Sunday, May 9, 2010
Bugatti Veyron review
When you're ripping along at 253 mph, your mind is not drifting aimlessly. Your senses are cranked up to full volume to detect any hint of impending catastrophe in the maelstrom of wind rush, tire thrum, mechanical thrash, and exhaust roar that surrounds you.
Is that slight shift in the whistling wind caused by a body panel coming loose? Does that vague vibration signal a tire starting to delaminate? Does that subtle new mechanical whine presage a failing bearing that's about to lock up the powertrain?
No such problem developed on the Bugatti Veyron 16.4, because it is not a half-baked aftermarket or boutique road burner. It is a production car developed and tested to the standards of Volkswagen, Bugatti's parent company. With a top speed of 253 mph, it is also the fastest production car ever built.
Production, of course, is a relative term. In the case of the Veyron, Bugatti plans to build only about 50 cars a year at a price of €1 million, which is about $1,250,000 as this is written. To this rarefied market Bugatti has brought an unusual level of sophistication and engineering necessitated by the promise of 1001 metric horsepower (or 987 American horses) and a top speed of 252 mph, a pledge from former VW boss Ferdinand Piëch when he unveiled the production-intent Veyron at the 2001 Geneva auto show.
Achieving 1000 horsepower in a racing engine is one thing, but to do so in a reliable, refined, durable, and emissions-legal configuration is much harder. The energizer in the Veyron is a WR16 displacing 7998cc and turbocharged with 15.8 psi of boost. You can think of it as two Passat WR8 engines put together and pumped up by four turbos.
But the Bugatti engine has more cylinders, more displacement, more power per liter, and more output overall than any other engine in the WR family tree. When I ask Bugatti development boss Wolfgang Schreiber to explain how the same engine can be rated at 1001 SAE net horsepower at 6000 rpm for the U.S. but only 987 horsepower (1001 PS) for Europe, he laughs, saying, "The production engines are all putting out between 1020 and 1040 PS—enough to cover both promises."
The engine's torque peak is equally mighty at 922 pound-feet, developed between 2200 and 5500 rpm. The four small turbos minimize throttle lag, and the 9.3:1 compression ratio ensures reasonable torque even before boost develops.
All that twist required a dedicated transmission. The Veyron gets a King Kong seven-speed version of VW's twin-clutch gearbox, called DSG. Like the DSG available in the Audi TT, it operates with an automatic mode or a full manual mode via paddle shifters. Because gearchanges occur with one clutch disengaging as the other engages, shifts are uniformly smooth and swift.

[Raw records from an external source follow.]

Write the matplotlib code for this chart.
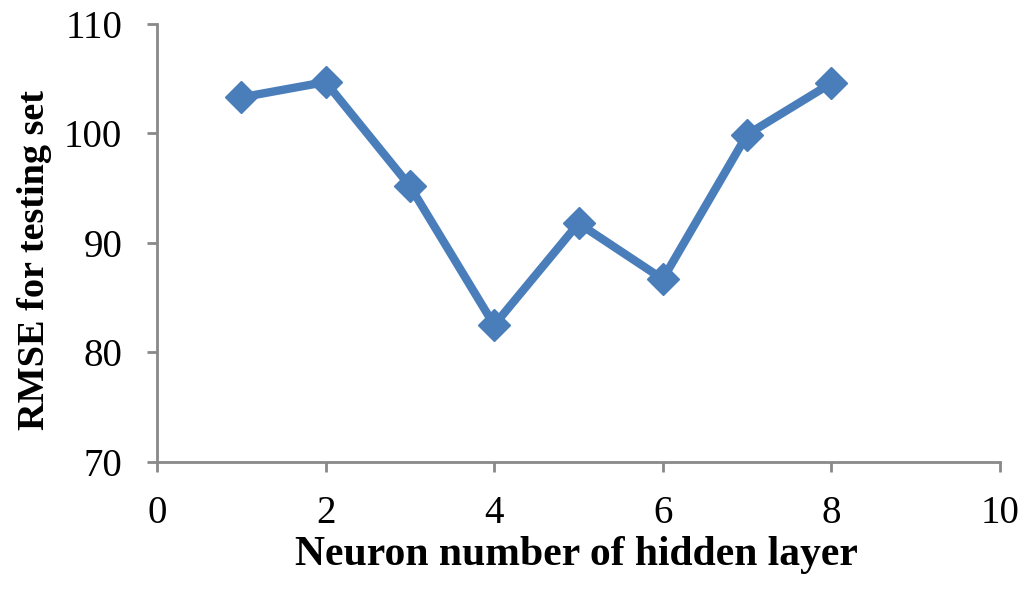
import matplotlib
matplotlib.use('Agg')
import matplotlib.pyplot as plt

# Datos
neuronas = [1, 2, 3, 4, 5, 6, 7, 8]
rmse = [103.3, 104.7, 95.2, 82.5, 91.8, 86.7, 99.9, 104.6]
xticks = [0, 2, 4, 6, 8, 10]
yticks = [70, 80, 90, 100, 110]

plt.rcParams['font.family'] = ['Liberation Serif', 'DejaVu Serif']

fig = plt.figure(figsize=(10.24, 5.91), dpi=100)
ax = fig.add_axes([0.1533, 0.2183, 0.8233, 0.7411])

color = '#4A7EBB'
ax.plot(neuronas, rmse, color=color, linewidth=6, marker='D',
        markersize=16, markerfacecolor=color, markeredgecolor=color)

ax.set_xlim(0, 10)
ax.set_ylim(70, 110)
ax.set_xticks(xticks)
ax.set_yticks(yticks)

gris = '#898989'
for lado in ['top', 'right']:
    ax.spines[lado].set_visible(False)
for lado in ['left', 'bottom']:
    ax.spines[lado].set_color(gris)
    ax.spines[lado].set_linewidth(2)
ax.tick_params(axis='both', direction='out', length=7, width=2, color=gris,
               labelsize=28)
ax.tick_params(axis='x', pad=17)
ax.tick_params(axis='y', pad=18)

ax.set_xlabel('Neuron number of hidden layer', fontsize=30, fontweight='bold')
ax.set_ylabel('RMSE for testing set', fontsize=27.5, fontweight='bold')
ax.xaxis.set_label_coords(0.497, -0.168)
ax.yaxis.set_label_coords(-0.124, 0.461)

fig.savefig('out.png', dpi=100)
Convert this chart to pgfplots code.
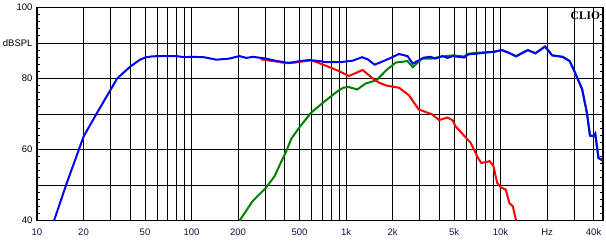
\documentclass[border=0pt]{standalone}
\usepackage{pgfplots}
\pgfplotsset{compat=1.18}
\usepackage{fontspec}
\setmainfont{Liberation Sans}
\newfontfamily\cliofont{Liberation Serif}
\definecolor{lblx}{RGB}{36,8,64}
\definecolor{cblue}{RGB}{0,0,255}
\definecolor{cred}{RGB}{255,0,0}
\definecolor{cgreen}{RGB}{0,128,0}
\begin{document}
\begin{tikzpicture}
\useasboundingbox (-37pt,-24.5pt) rectangle (569pt,220.5pt);
\begin{axis}[
  scale only axis, width=566pt, height=213pt,
  xmode=log, xmin=10, xmax=46000, ymin=40, ymax=100,
  font=\fontsize{9.5}{11}\selectfont,
  /pgf/number format/assume math mode=true,
  xtick={10,20,30,40,50,60,70,80,90,100,200,300,400,500,600,700,800,900,1000,2000,3000,4000,5000,6000,7000,8000,9000,10000,20000,30000,40000},
  xticklabels={10,20,,,50,,,,,100,200,,,500,,,,,1k,2k,,,5k,,,,,10k,Hz,,40k},
  minor xtick={},
  ytick={40,50,60,70,80,90,100},
  yticklabels={40,,60,,80,dBSPL,100},
  minor y tick num=4,
  major tick length=0pt, minor tick length=3pt,
  minor tick style={black, line width=0.8pt},
  grid=major,
  major grid style={black, line width=0.8pt},
  axis line style={black, line width=1.6pt},
  xticklabel style={text=lblx, yshift=-5pt},
  yticklabel style={text=black, xshift=-1pt},
  tick pos=both,
]
\addplot[cgreen, line width=2pt] coordinates {
(205,40) (248,45.4) (303,49.2) (345,52.5) (380,56.5) (410,59.5) (442,63.0) (500,66.3) (592,70.3) (710,73.2) (880,76.4) (960,77.4) (1040,77.6) (1180,76.9) (1340,78.6) (1570,79.5) (1830,82.4) (2100,84.5) (2500,84.9) (2700,83.2) (3100,85.6) (3550,85.6) (4200,86.2) (4900,86.5) (5800,86.2) (6200,87.0) (7000,87.2) (8000,87.4) (9000,87.5) (10200,88.0) (11200,87.3) (12600,86.2) (15000,88.0) (16800,87.1) (19400,89.0) (21600,86.5) (25200,86.1) (28000,84.9) (30000,82.1) (33700,77.0) (36200,70.3) (37900,63.9) (40200,63.8) (41000,64.4) (43000,57.6) (45500,57.0)
};
\addplot[cred, line width=2pt] coordinates {
(280,85.4) (350,84.8) (410,84.3) (470,84.5) (580,85.1) (640,84.7) (700,84.0) (780,83.2) (910,82.0) (1040,80.7) (1150,81.5) (1280,82.4) (1490,80.0) (1640,78.8) (1830,78.0) (2200,77.4) (2550,75.3) (2950,71.3) (3300,70.5) (3600,69.9) (4000,68.3) (4540,69.0) (4900,68.2) (5100,66.6) (5800,63.9) (6400,61.9) (7150,57.6) (7500,56.2) (8500,56.7) (9000,55.3) (9500,50.6) (10000,49.4) (10800,48.7) (11400,44.9) (12000,44.0) (12600,40.0)
};
\addplot[cblue, line width=2pt] coordinates {
(12.9,40) (15.6,50.6) (19.0,60.9) (20,63.6) (24.3,70.1) (30,76.9) (33,80.0) (40,83.3) (46,85.2) (50,85.9) (55,86.2) (60,86.3) (80,86.3) (90,86.0) (100,86.1) (120,86.0) (145,85.3) (176,85.6) (194,86.1) (205,86.3) (226,85.8) (250,86.1) (303,85.6) (350,85.0) (410,84.5) (430,84.4) (470,84.7) (500,84.9) (580,85.2) (670,84.9) (745,84.6) (910,84.6) (1000,84.8) (1100,85.0) (1270,86.0) (1380,85.4) (1530,83.9) (1680,84.6) (1900,85.6) (2200,86.9) (2500,86.3) (2700,84.2) (3200,85.9) (3550,86.1) (3750,85.6) (4200,86.3) (4540,85.8) (4900,86.3) (5800,85.9) (6200,86.8) (7000,87.0) (8000,87.3) (9000,87.5) (10200,88.0) (11200,87.3) (12600,86.3) (15000,88.0) (16800,87.1) (19400,89.0) (21600,86.5) (25200,86.1) (28000,84.9) (30000,82.1) (33700,77.0) (36200,70.3) (37900,63.9) (40200,63.8) (41000,64.4) (43000,57.6) (45500,57.0)
};
\node[anchor=north east, inner sep=1pt, font=\cliofont\bfseries\fontsize{11.5}{13}\selectfont] at (rel axis cs:0.997,0.985) {CLIO};
\end{axis}
\end{tikzpicture}
\end{document}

With about as much engine output as two Corvette Z06 V-8s, it's no surprise that Bugatti engineers decided to go with all-wheel drive. We don't have many details about the driveline, but the front-to-rear torque split is automatically adjusted to suit dynamic conditions and can range from 100 to 0 percent at either end.
An engine—particularly a turbocharged one—that develops four-digit power throws off more heat than a dozen pizza ovens. Consequently, in the nose of the Veyron are three coolant radiators, one heat exchanger for the twin air-to-liquid intercoolers, and two air-conditioning condensers. There are also transmission and differential oil coolers on the right side and a large engine-oil cooler in the left-side air intake. To help heat escape from the engine compartment, the big WR16 sits in the open, enclosed by no cover of any kind. This powertrain propels the 4300-pound Veyron as effortlessly and gracefully as Tiger Woods belts a 300-yard drive.